• _What you should do_
Make an exact copy of the records, with the pictures left out.

— BEGIN Rows —

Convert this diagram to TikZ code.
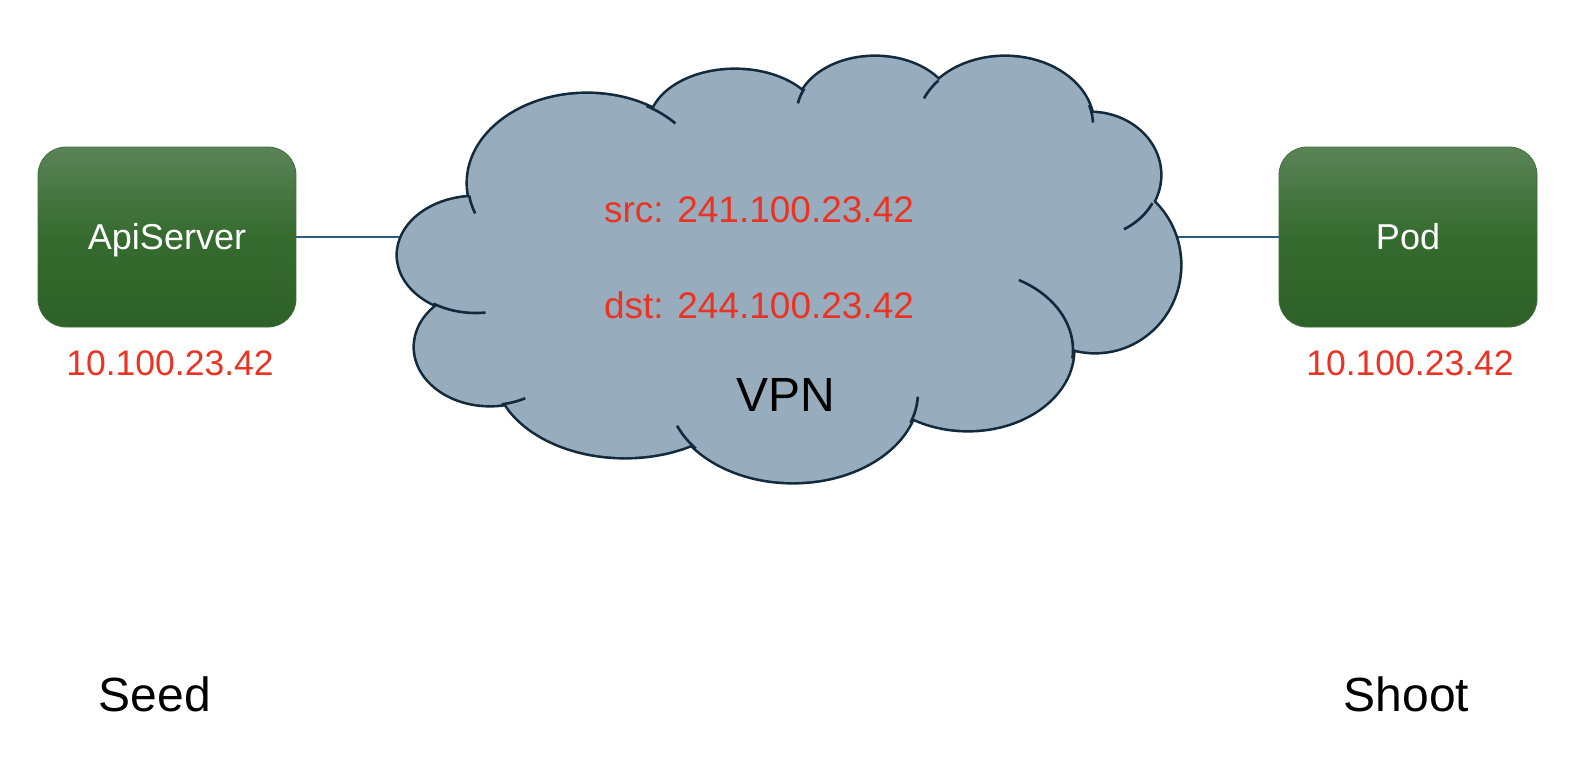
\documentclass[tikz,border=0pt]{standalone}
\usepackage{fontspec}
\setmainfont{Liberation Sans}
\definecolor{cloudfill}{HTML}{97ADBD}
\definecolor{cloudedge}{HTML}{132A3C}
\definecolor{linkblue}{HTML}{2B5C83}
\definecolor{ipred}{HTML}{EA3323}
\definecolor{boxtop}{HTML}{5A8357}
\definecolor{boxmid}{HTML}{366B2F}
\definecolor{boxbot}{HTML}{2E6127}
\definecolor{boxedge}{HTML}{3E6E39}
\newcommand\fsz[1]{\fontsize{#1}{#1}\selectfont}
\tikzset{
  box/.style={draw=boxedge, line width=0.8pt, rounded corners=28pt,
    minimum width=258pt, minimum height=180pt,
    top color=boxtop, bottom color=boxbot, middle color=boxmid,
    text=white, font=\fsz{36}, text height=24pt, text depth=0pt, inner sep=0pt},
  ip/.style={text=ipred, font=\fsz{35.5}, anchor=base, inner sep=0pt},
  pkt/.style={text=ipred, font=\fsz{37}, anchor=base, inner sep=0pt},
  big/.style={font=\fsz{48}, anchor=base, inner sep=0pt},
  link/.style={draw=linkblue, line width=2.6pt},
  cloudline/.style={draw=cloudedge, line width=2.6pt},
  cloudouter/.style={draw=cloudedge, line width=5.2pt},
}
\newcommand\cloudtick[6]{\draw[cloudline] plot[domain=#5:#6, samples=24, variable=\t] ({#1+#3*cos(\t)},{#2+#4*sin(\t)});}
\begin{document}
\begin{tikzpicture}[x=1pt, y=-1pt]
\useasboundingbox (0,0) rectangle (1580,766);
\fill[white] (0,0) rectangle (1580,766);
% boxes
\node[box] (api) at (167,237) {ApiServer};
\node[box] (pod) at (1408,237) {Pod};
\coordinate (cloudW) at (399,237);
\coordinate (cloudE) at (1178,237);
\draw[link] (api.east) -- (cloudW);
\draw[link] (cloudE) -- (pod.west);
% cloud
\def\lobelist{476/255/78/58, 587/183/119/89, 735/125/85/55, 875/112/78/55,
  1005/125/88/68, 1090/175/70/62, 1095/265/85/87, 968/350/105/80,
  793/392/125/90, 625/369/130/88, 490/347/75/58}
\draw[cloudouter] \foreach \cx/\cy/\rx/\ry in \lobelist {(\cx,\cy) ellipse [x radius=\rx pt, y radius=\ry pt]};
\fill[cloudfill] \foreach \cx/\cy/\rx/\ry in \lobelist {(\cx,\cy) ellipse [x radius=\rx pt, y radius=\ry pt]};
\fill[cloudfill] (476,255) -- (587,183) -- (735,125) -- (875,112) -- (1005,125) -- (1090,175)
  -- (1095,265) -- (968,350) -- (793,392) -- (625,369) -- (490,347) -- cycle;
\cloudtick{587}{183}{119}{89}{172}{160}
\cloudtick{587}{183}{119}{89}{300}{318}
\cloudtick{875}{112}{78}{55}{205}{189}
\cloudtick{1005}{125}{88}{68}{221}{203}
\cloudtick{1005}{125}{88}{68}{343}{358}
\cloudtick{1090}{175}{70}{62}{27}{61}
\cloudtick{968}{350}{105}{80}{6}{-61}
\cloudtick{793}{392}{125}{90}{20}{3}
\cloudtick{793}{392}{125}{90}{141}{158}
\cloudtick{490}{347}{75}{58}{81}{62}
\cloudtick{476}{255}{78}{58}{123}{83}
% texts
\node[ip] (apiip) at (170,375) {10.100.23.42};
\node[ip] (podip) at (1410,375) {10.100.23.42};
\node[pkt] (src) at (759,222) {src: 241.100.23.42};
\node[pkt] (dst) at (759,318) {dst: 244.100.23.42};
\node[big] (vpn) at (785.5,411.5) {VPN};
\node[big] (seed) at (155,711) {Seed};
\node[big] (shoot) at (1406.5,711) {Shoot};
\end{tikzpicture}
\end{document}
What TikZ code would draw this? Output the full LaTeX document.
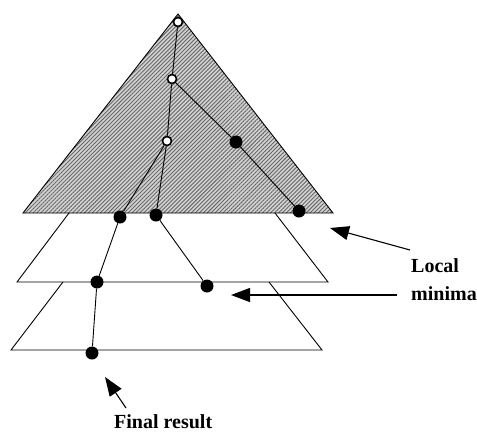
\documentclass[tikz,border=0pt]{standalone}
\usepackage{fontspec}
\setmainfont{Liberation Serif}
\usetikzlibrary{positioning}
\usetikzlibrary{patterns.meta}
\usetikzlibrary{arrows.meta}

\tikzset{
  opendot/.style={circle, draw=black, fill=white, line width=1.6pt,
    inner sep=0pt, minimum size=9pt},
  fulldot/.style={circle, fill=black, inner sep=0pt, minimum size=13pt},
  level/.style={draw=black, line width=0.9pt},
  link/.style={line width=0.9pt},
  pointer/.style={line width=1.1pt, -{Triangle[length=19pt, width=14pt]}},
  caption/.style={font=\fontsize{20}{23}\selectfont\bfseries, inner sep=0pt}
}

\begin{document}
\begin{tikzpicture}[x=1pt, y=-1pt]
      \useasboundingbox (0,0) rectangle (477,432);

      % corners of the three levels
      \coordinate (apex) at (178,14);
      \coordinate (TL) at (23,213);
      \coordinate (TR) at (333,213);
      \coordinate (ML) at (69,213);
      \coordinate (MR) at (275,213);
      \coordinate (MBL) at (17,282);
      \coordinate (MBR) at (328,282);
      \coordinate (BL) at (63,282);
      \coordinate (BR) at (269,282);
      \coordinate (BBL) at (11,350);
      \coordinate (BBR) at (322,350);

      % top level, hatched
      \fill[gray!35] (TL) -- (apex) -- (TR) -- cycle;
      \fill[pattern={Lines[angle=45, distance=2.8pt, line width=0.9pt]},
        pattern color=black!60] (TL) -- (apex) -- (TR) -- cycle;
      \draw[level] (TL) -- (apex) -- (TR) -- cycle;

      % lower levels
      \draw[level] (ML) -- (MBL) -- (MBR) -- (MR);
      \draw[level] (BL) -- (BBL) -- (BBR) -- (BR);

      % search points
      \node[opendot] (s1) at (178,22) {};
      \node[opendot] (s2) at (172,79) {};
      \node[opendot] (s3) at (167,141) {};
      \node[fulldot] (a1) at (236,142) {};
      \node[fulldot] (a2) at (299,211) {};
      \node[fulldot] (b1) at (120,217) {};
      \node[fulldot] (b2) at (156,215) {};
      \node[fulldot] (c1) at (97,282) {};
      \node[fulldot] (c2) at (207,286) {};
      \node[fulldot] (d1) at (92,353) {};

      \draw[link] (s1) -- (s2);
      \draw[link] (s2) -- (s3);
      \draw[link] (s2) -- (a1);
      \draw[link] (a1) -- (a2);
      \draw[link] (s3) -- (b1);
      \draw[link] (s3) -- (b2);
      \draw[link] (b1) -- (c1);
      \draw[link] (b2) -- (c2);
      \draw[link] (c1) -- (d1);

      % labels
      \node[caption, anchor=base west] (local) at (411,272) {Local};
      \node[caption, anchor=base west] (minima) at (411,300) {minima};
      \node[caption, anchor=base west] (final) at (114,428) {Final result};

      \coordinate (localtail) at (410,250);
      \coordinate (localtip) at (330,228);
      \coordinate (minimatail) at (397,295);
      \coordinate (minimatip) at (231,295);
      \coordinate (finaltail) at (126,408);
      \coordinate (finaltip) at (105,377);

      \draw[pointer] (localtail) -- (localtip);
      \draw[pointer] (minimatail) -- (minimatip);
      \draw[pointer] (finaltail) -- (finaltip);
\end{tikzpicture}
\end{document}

— END Rows —

• _Finished answer_
Convert this diagram to TikZ code.
\documentclass[tikz,border=0pt]{standalone}
\usepackage{fontspec}
\setmainfont{Liberation Sans}
\definecolor{cloudfill}{HTML}{97ADBD}
\definecolor{cloudedge}{HTML}{132A3C}
\definecolor{linkblue}{HTML}{2B5C83}
\definecolor{ipred}{HTML}{EA3323}
\definecolor{boxtop}{HTML}{5A8357}
\definecolor{boxmid}{HTML}{366B2F}
\definecolor{boxbot}{HTML}{2E6127}
\definecolor{boxedge}{HTML}{3E6E39}
\newcommand\fsz[1]{\fontsize{#1}{#1}\selectfont}
\tikzset{
  box/.style={draw=boxedge, line width=0.8pt, rounded corners=28pt,
    minimum width=258pt, minimum height=180pt,
    top color=boxtop, bottom color=boxbot, middle color=boxmid,
    text=white, font=\fsz{36}, text height=24pt, text depth=0pt, inner sep=0pt},
  ip/.style={text=ipred, font=\fsz{35.5}, anchor=base, inner sep=0pt},
  pkt/.style={text=ipred, font=\fsz{37}, anchor=base, inner sep=0pt},
  big/.style={font=\fsz{48}, anchor=base, inner sep=0pt},
  link/.style={draw=linkblue, line width=2.6pt},
  cloudline/.style={draw=cloudedge, line width=2.6pt},
  cloudouter/.style={draw=cloudedge, line width=5.2pt},
}
\newcommand\cloudtick[6]{\draw[cloudline] plot[domain=#5:#6, samples=24, variable=\t] ({#1+#3*cos(\t)},{#2+#4*sin(\t)});}
\begin{document}
\begin{tikzpicture}[x=1pt, y=-1pt]
\useasboundingbox (0,0) rectangle (1580,766);
\fill[white] (0,0) rectangle (1580,766);
% boxes
\node[box] (api) at (167,237) {ApiServer};
\node[box] (pod) at (1408,237) {Pod};
\coordinate (cloudW) at (399,237);
\coordinate (cloudE) at (1178,237);
\draw[link] (api.east) -- (cloudW);
\draw[link] (cloudE) -- (pod.west);
% cloud
\def\lobelist{476/255/78/58, 587/183/119/89, 735/125/85/55, 875/112/78/55,
  1005/125/88/68, 1090/175/70/62, 1095/265/85/87, 968/350/105/80,
  793/392/125/90, 625/369/130/88, 490/347/75/58}
\draw[cloudouter] \foreach \cx/\cy/\rx/\ry in \lobelist {(\cx,\cy) ellipse [x radius=\rx pt, y radius=\ry pt]};
\fill[cloudfill] \foreach \cx/\cy/\rx/\ry in \lobelist {(\cx,\cy) ellipse [x radius=\rx pt, y radius=\ry pt]};
\fill[cloudfill] (476,255) -- (587,183) -- (735,125) -- (875,112) -- (1005,125) -- (1090,175)
  -- (1095,265) -- (968,350) -- (793,392) -- (625,369) -- (490,347) -- cycle;
\cloudtick{587}{183}{119}{89}{172}{160}
\cloudtick{587}{183}{119}{89}{300}{318}
\cloudtick{875}{112}{78}{55}{205}{189}
\cloudtick{1005}{125}{88}{68}{221}{203}
\cloudtick{1005}{125}{88}{68}{343}{358}
\cloudtick{1090}{175}{70}{62}{27}{61}
\cloudtick{968}{350}{105}{80}{6}{-61}
\cloudtick{793}{392}{125}{90}{20}{3}
\cloudtick{793}{392}{125}{90}{141}{158}
\cloudtick{490}{347}{75}{58}{81}{62}
\cloudtick{476}{255}{78}{58}{123}{83}
% texts
\node[ip] (apiip) at (170,375) {10.100.23.42};
\node[ip] (podip) at (1410,375) {10.100.23.42};
\node[pkt] (src) at (759,222) {src: 241.100.23.42};
\node[pkt] (dst) at (759,318) {dst: 244.100.23.42};
\node[big] (vpn) at (785.5,411.5) {VPN};
\node[big] (seed) at (155,711) {Seed};
\node[big] (shoot) at (1406.5,711) {Shoot};
\end{tikzpicture}
\end{document}
What TikZ code would draw this? Output the full LaTeX document.
\documentclass[tikz,border=0pt]{standalone}
\usepackage{fontspec}
\setmainfont{Liberation Serif}
\usetikzlibrary{positioning}
\usetikzlibrary{patterns.meta}
\usetikzlibrary{arrows.meta}

\tikzset{
  opendot/.style={circle, draw=black, fill=white, line width=1.6pt,
    inner sep=0pt, minimum size=9pt},
  fulldot/.style={circle, fill=black, inner sep=0pt, minimum size=13pt},
  level/.style={draw=black, line width=0.9pt},
  link/.style={line width=0.9pt},
  pointer/.style={line width=1.1pt, -{Triangle[length=19pt, width=14pt]}},
  caption/.style={font=\fontsize{20}{23}\selectfont\bfseries, inner sep=0pt}
}

\begin{document}
\begin{tikzpicture}[x=1pt, y=-1pt]
      \useasboundingbox (0,0) rectangle (477,432);

      % corners of the three levels
      \coordinate (apex) at (178,14);
      \coordinate (TL) at (23,213);
      \coordinate (TR) at (333,213);
      \coordinate (ML) at (69,213);
      \coordinate (MR) at (275,213);
      \coordinate (MBL) at (17,282);
      \coordinate (MBR) at (328,282);
      \coordinate (BL) at (63,282);
      \coordinate (BR) at (269,282);
      \coordinate (BBL) at (11,350);
      \coordinate (BBR) at (322,350);

      % top level, hatched
      \fill[gray!35] (TL) -- (apex) -- (TR) -- cycle;
      \fill[pattern={Lines[angle=45, distance=2.8pt, line width=0.9pt]},
        pattern color=black!60] (TL) -- (apex) -- (TR) -- cycle;
      \draw[level] (TL) -- (apex) -- (TR) -- cycle;

      % lower levels
      \draw[level] (ML) -- (MBL) -- (MBR) -- (MR);
      \draw[level] (BL) -- (BBL) -- (BBR) -- (BR);

      % search points
      \node[opendot] (s1) at (178,22) {};
      \node[opendot] (s2) at (172,79) {};
      \node[opendot] (s3) at (167,141) {};
      \node[fulldot] (a1) at (236,142) {};
      \node[fulldot] (a2) at (299,211) {};
      \node[fulldot] (b1) at (120,217) {};
      \node[fulldot] (b2) at (156,215) {};
      \node[fulldot] (c1) at (97,282) {};
      \node[fulldot] (c2) at (207,286) {};
      \node[fulldot] (d1) at (92,353) {};

      \draw[link] (s1) -- (s2);
      \draw[link] (s2) -- (s3);
      \draw[link] (s2) -- (a1);
      \draw[link] (a1) -- (a2);
      \draw[link] (s3) -- (b1);
      \draw[link] (s3) -- (b2);
      \draw[link] (b1) -- (c1);
      \draw[link] (b2) -- (c2);
      \draw[link] (c1) -- (d1);

      % labels
      \node[caption, anchor=base west] (local) at (411,272) {Local};
      \node[caption, anchor=base west] (minima) at (411,300) {minima};
      \node[caption, anchor=base west] (final) at (114,428) {Final result};

      \coordinate (localtail) at (410,250);
      \coordinate (localtip) at (330,228);
      \coordinate (minimatail) at (397,295);
      \coordinate (minimatip) at (231,295);
      \coordinate (finaltail) at (126,408);
      \coordinate (finaltip) at (105,377);

      \draw[pointer] (localtail) -- (localtip);
      \draw[pointer] (minimatail) -- (minimatip);
      \draw[pointer] (finaltail) -- (finaltip);
\end{tikzpicture}
\end{document}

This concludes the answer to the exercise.